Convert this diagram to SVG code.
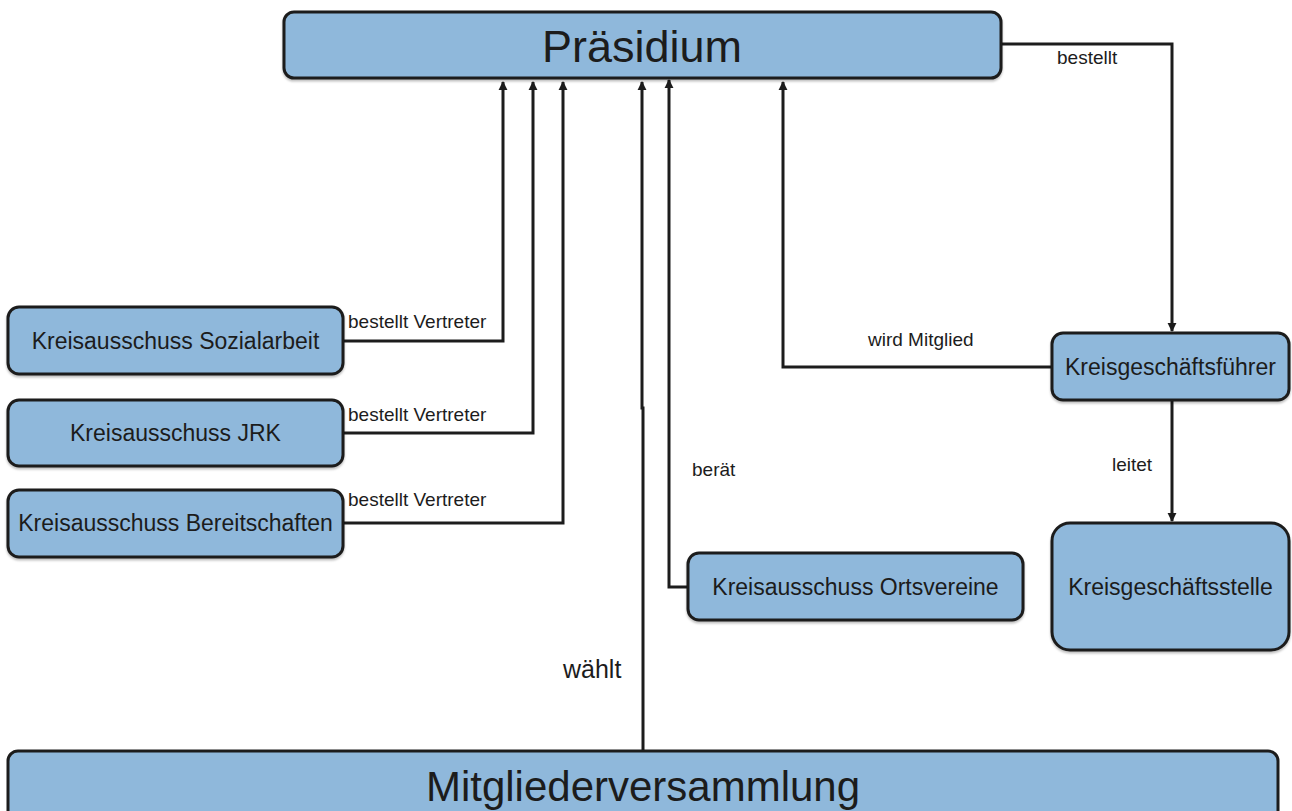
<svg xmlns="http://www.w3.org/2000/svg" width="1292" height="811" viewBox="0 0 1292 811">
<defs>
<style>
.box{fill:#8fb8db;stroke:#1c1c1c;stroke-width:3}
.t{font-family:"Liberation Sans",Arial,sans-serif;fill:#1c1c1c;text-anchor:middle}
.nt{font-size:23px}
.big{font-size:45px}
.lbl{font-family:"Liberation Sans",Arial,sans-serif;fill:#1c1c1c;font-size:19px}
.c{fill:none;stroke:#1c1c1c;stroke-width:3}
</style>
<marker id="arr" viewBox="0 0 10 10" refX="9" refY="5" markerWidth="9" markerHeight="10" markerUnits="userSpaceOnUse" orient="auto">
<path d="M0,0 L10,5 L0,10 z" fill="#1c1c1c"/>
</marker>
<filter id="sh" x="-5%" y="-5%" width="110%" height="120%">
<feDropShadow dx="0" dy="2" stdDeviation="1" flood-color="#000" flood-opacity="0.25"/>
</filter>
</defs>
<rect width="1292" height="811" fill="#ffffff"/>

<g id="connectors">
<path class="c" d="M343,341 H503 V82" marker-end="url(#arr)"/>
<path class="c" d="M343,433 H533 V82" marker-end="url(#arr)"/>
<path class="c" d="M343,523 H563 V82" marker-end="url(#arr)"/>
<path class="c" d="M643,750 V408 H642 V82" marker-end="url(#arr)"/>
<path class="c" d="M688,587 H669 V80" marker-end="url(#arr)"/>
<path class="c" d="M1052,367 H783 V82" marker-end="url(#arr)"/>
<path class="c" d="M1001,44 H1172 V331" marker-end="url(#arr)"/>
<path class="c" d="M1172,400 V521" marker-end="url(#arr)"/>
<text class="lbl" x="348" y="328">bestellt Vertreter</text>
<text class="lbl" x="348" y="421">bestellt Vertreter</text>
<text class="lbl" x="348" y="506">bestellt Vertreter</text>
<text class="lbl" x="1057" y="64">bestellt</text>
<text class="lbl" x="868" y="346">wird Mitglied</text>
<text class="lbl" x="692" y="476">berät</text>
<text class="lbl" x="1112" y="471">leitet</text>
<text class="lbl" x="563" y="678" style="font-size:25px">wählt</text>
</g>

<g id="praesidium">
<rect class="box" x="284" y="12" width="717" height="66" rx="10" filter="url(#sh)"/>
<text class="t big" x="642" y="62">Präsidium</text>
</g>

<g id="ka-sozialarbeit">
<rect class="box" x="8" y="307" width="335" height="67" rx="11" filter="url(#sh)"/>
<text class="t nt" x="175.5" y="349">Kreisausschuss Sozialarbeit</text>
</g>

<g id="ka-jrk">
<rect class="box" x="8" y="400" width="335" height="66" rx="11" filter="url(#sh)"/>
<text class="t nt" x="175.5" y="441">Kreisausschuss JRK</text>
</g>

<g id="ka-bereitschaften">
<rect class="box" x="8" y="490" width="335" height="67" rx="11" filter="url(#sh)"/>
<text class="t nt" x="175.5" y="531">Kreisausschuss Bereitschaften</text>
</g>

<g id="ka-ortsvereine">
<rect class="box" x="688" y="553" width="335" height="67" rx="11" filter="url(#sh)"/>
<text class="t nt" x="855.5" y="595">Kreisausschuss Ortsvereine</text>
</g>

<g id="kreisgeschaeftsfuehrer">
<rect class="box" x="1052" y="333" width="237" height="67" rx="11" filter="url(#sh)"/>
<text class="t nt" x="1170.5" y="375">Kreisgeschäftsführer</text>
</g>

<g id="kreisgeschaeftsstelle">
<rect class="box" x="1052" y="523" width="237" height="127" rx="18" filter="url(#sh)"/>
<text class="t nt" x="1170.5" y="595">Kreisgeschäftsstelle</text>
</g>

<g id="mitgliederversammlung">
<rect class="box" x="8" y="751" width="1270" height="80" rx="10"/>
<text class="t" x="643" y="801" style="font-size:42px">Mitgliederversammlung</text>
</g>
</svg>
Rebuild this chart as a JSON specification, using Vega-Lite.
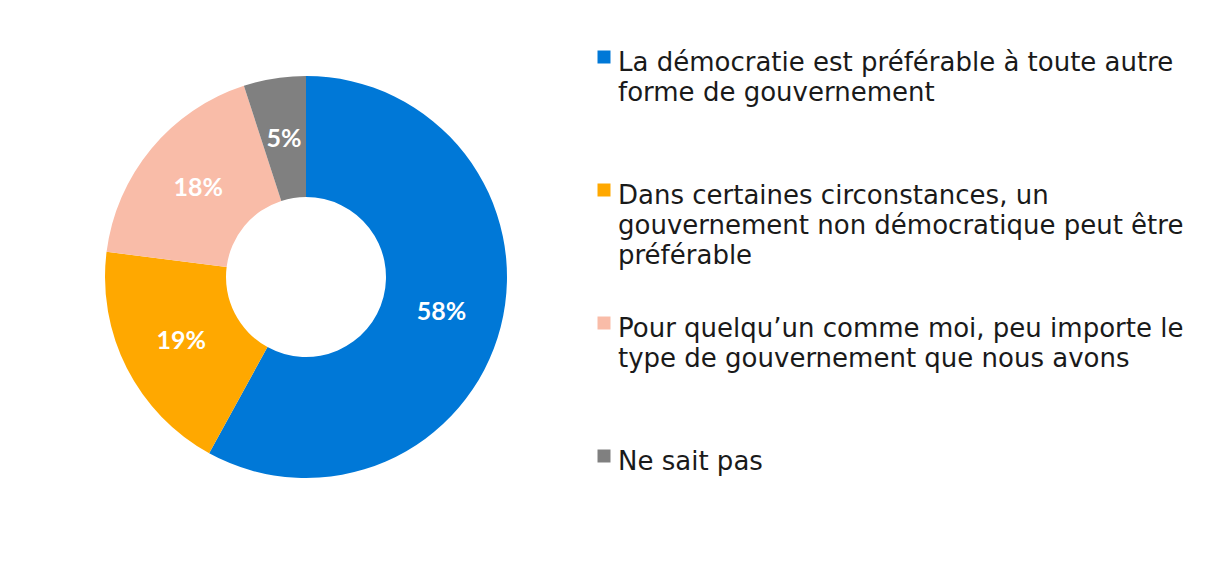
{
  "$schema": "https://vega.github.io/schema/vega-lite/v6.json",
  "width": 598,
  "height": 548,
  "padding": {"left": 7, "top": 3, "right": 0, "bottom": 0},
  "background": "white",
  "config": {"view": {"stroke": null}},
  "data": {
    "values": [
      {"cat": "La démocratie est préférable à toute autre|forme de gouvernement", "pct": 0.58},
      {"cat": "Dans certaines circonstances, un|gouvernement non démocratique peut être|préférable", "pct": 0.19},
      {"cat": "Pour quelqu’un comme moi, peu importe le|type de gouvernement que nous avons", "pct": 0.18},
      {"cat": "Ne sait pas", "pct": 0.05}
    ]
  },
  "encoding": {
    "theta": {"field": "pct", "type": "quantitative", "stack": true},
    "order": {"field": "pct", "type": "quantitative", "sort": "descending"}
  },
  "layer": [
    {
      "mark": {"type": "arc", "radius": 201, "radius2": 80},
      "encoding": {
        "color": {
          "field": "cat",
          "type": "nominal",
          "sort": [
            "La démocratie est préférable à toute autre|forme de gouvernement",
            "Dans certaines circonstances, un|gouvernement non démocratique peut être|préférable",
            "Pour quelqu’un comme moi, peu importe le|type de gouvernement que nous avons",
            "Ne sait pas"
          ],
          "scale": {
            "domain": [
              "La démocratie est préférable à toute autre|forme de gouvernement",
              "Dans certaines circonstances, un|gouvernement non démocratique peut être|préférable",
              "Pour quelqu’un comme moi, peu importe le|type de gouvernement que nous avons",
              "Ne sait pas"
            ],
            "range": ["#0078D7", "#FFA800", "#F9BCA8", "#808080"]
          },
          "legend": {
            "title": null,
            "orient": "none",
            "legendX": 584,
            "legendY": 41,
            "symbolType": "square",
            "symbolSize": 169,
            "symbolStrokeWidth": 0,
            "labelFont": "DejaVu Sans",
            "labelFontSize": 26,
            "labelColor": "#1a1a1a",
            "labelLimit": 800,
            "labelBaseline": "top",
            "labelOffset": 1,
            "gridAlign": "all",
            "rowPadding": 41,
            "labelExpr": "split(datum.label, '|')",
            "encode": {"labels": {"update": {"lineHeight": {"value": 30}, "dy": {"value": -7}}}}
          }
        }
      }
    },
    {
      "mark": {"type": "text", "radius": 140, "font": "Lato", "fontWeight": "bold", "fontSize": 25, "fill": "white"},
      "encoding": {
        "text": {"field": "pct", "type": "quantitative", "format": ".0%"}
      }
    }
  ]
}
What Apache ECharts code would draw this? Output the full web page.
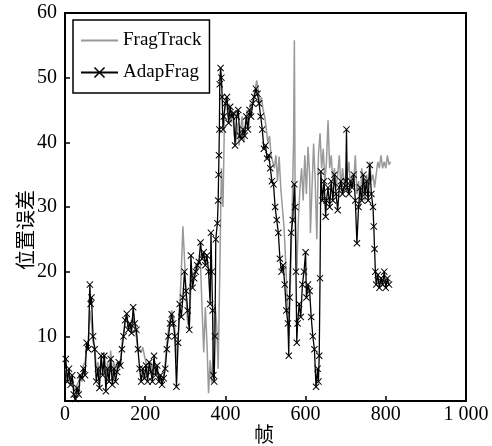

== WRITTEN EXERCISE ==
Give the number of lines in the material above that have the word "this" in them, and nothing more.

== COMPLETED TASK ==
3